Note that State and Territory tax revenue is sometimes referred to as ‘State taxes’ for brevity. The ‘Australian Government’ refers to the national government of Australia alone, not to the total of all governments.

The high-level modelling presented in this and other Parliamentary Budget Office (PBO) reports shows that, in the absence of government intervention, the tax mix will continue to be weighted more strongly towards personal income tax over time.

Tax data and definitions

The PBO's online budget glossary defines many of the technical terms used in this report. In general, a tax is a compulsory payment to government. Many taxes do not have the term ‘tax’ in their name (e.g. stamp duties and visa application charges). However, not all government revenue is tax. Non-tax revenue includes items such as interest, royalties, dividends, rents and fees for services. Over time, some government revenue items have been reclassified from non-tax to tax, and vice-versa. Common cases are various fees and fines. This means that total tax revenue may be revised from when first published. A list of all Australian government taxes is included in Appendix A.

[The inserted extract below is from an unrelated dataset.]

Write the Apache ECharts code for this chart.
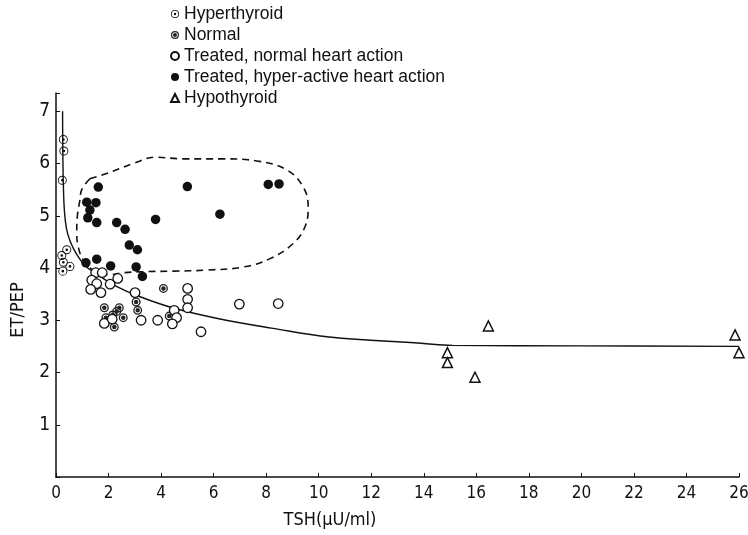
<!DOCTYPE html>
<html>
<head>
<meta charset="utf-8">
<script src="https://cdn.jsdelivr.net/npm/echarts@6/dist/echarts.min.js"></script>
<style>
  html, body { margin: 0; padding: 0; background: #fff; }
  #container { width: 748px; height: 535px; }
</style>
</head>
<body>
<div id="container"></div>
<script>
// 数据 (TSH, ET/PEP)
let seriesNames = ['Hyperthyroid', 'Normal', 'Treated, normal heart action', 'Treated, hyper-active heart action', 'Hypothyroid'];

let hyperData = [
    [0.28, 6.46], [0.3, 6.24], [0.24, 5.68],
    [0.41, 4.35], [0.22, 4.24], [0.28, 4.11], [0.53, 4.03], [0.26, 3.94]
];
let normalData = [
    [1.84, 3.24], [1.9, 3.05], [2.22, 2.87], [2.31, 3.17], [2.41, 3.24],
    [2.56, 3.05], [2.16, 3.1], [3.05, 3.35], [3.11, 3.19], [4.09, 3.61], [4.31, 3.08]
];
let treatedNormalData = [
    [1.51, 3.91], [1.76, 3.91], [1.36, 3.77], [1.55, 3.7], [2.06, 3.69], [2.35, 3.8],
    [1.32, 3.59], [1.71, 3.53], [3.01, 3.53], [5.01, 3.61], [5.01, 3.4], [5.01, 3.24],
    [4.5, 3.19], [4.59, 3.05], [4.43, 2.93], [3.24, 3.0], [3.87, 3.0], [5.52, 2.78],
    [1.84, 2.94], [2.14, 3.02], [6.98, 3.31], [8.46, 3.32]
];
let treatedHyperData = [
    [1.61, 5.55], [1.17, 5.26], [1.52, 5.25], [1.29, 5.11], [1.21, 4.96], [1.55, 4.87],
    [2.31, 4.87], [2.63, 4.74], [2.79, 4.44], [3.1, 4.35], [3.79, 4.93], [5.0, 5.56],
    [6.24, 5.03], [8.08, 5.6], [8.49, 5.61], [1.55, 4.17], [1.14, 4.1], [2.08, 4.04],
    [3.05, 4.02], [3.29, 3.84]
];
let hypoData = [
    [16.46, 2.89], [14.9, 2.38], [14.9, 2.19], [15.95, 1.91], [25.85, 2.72], [26.0, 2.38]
];
// 回归曲线
let curveData = [
    [0.25, 7.0], [0.26, 6.2], [0.28, 5.6], [0.32, 5.1], [0.4, 4.75], [0.55, 4.5],
    [0.8, 4.25], [1.1, 4.05], [1.5, 3.9], [2.3, 3.65], [3.2, 3.45], [4.5, 3.23],
    [6.2, 3.03], [8.2, 2.85], [10.4, 2.68], [13.9, 2.56], [15.1, 2.52], [20, 2.51], [26, 2.5]
];
// 虚线范围
let envelopeData = [
    [1.29, 5.71], [1.93, 5.81], [2.94, 6.0], [3.77, 6.12], [4.85, 6.09], [6.37, 6.09],
    [7.64, 6.05], [8.78, 5.88], [9.41, 5.55], [9.6, 5.17], [9.48, 4.79], [9.03, 4.47],
    [8.15, 4.18], [7.13, 4.02], [5.74, 3.96], [4.47, 3.94], [3.32, 3.93], [2.56, 3.91],
    [2.0, 3.87], [1.42, 3.96], [1.04, 4.15], [0.85, 4.4], [0.79, 4.67], [0.81, 4.98],
    [0.91, 5.3], [0.98, 5.5], [1.29, 5.71]
];

let font = 'Liberation Sans Narrow, DejaVu Sans Condensed, Arial, sans-serif';

let hyperSymbol = 'path://M0,10A10,10 0 1,1 20,10A10,10 0 1,1 0,10ZM2,10A8,8 0 1,0 18,10A8,8 0 1,0 2,10ZM7,10A3,3 0 1,1 13,10A3,3 0 1,1 7,10Z';
let normalSymbol = 'path://M0,10A10,10 0 1,1 20,10A10,10 0 1,1 0,10ZM3,10A7,7 0 1,0 17,10A7,7 0 1,0 3,10ZM5,10A5,5 0 1,1 15,10A5,5 0 1,1 5,10Z';

let dom = document.getElementById('container');
let myChart = echarts.init(dom);

let option = {
    animation: false,
    textStyle: {
        fontFamily: font,
        color: '#111'
    },
    grid: {
        left: 56,
        right: 9,
        top: 93,
        bottom: 58,
        containLabel: false,
        outerBoundsMode: 'none'
    },
    legend: {
        orient: 'vertical',
        left: 165,
        top: 0,
        itemWidth: 8,
        itemHeight: 8,
        itemGap: 3,
        data: seriesNames,
        textStyle: {
            fontFamily: 'Liberation Sans, Arial, sans-serif',
            fontSize: 17.5,
            lineHeight: 18,
            color: '#111'
        }
    },
    graphic: [
        {
            type: 'text',
            x: 18,
            y: 310,
            rotation: Math.PI / 2,
            style: {
                text: 'ET/PEP',
                fontFamily: font,
                fontSize: 18,
                fill: '#111',
                align: 'center',
                verticalAlign: 'middle'
            }
        },
        {
            type: 'text',
            x: 330,
            y: 520,
            style: {
                text: 'TSH(\u03bcU/ml)',
                fontFamily: font,
                fontSize: 18,
                fill: '#111',
                align: 'center',
                verticalAlign: 'middle'
            }
        }
    ],
    xAxis: {
        type: 'value',
        min: 0,
        max: 26,
        interval: 2,
        axisLine: { lineStyle: { color: '#111', width: 1.5 } },
        axisTick: { inside: true, length: 4, lineStyle: { color: '#111' } },
        axisLabel: { fontSize: 17, color: '#111', margin: 8, fontFamily: font },
        splitLine: { show: false }
    },
    yAxis: {
        type: 'value',
        min: 0,
        max: 7.35,
        interval: 1,
        axisLine: { show: true, lineStyle: { color: '#111', width: 1.5 } },
        axisTick: { show: true, inside: true, length: 4, lineStyle: { color: '#111' } },
        axisLabel: {
            fontSize: 19,
            color: '#111',
            margin: 6,
            fontFamily: font,
            formatter: function (v) {
                return (Number.isInteger(v) && v > 0) ? String(v) : '';
            }
        },
        splitLine: { show: false }
    },
    series: [
        {
            name: 'curve',
            type: 'line',
            data: curveData,
            smooth: 0.4,
            symbol: 'none',
            z: 1,
            lineStyle: { color: '#111', width: 1.4 }
        },
        {
            name: 'envelope',
            type: 'line',
            data: envelopeData,
            smooth: 0.4,
            symbol: 'none',
            z: 1,
            lineStyle: { color: '#111', width: 1.6, type: [7, 5] }
        },
        {
            name: seriesNames[0],
            type: 'scatter',
            data: hyperData,
            symbol: hyperSymbol,
            symbolSize: 9,
            z: 3,
            itemStyle: { color: '#111', opacity: 1 }
        },
        {
            name: seriesNames[1],
            type: 'scatter',
            data: normalData,
            symbol: normalSymbol,
            symbolSize: 9,
            z: 3,
            itemStyle: { color: '#222', opacity: 1 }
        },
        {
            name: seriesNames[2],
            type: 'scatter',
            data: treatedNormalData,
            symbol: 'circle',
            symbolSize: 9.5,
            z: 3,
            itemStyle: { color: '#fff', borderColor: '#111', borderWidth: 1.3, opacity: 1 }
        },
        {
            name: seriesNames[3],
            type: 'scatter',
            data: treatedHyperData,
            symbol: 'circle',
            symbolSize: 9.5,
            z: 3,
            itemStyle: { color: '#111', opacity: 1 }
        },
        {
            name: seriesNames[4],
            type: 'scatter',
            data: hypoData,
            symbol: 'triangle',
            symbolSize: 10,
            z: 3,
            itemStyle: { color: '#fff', borderColor: '#111', borderWidth: 1.5, opacity: 1 }
        }
    ]
};
if (option && typeof option === "object") {
    myChart.setOption(option, true);
}
window.onresize = function () {
    myChart.resize();
}
</script>
</body>
</html>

For consistency, the primary source for tax revenue data is the Australian Bureau of Statistics, which publishes tax based on the Government finance statistics (GFS) standards. The GFS principles are issued by the International Monetary Fund (IMF) and the Australian Bureau of Statistic (ABS) publish an Australian version of the GFS manual providing guidance on the application of GFS by the Australian public sector.

As such, some amounts may differ slightly from those shown in Government publications such as the budget. For example, government financial reporting documents do not separately report interest and dividend withholding taxes, leaving them included within the category of ‘individuals and other withholding taxes’, while these are separately reported in the Australian Bureau of Statistics publication, Taxation revenue.

The spreadsheet published with this explainer includes data for taxes back to Federation for each State and Territory. Where possible, this data is shown on a consistent basis over time. However, it is sometimes not possible to precisely determine how reporting changes from year to year so small inconsistencies are likely.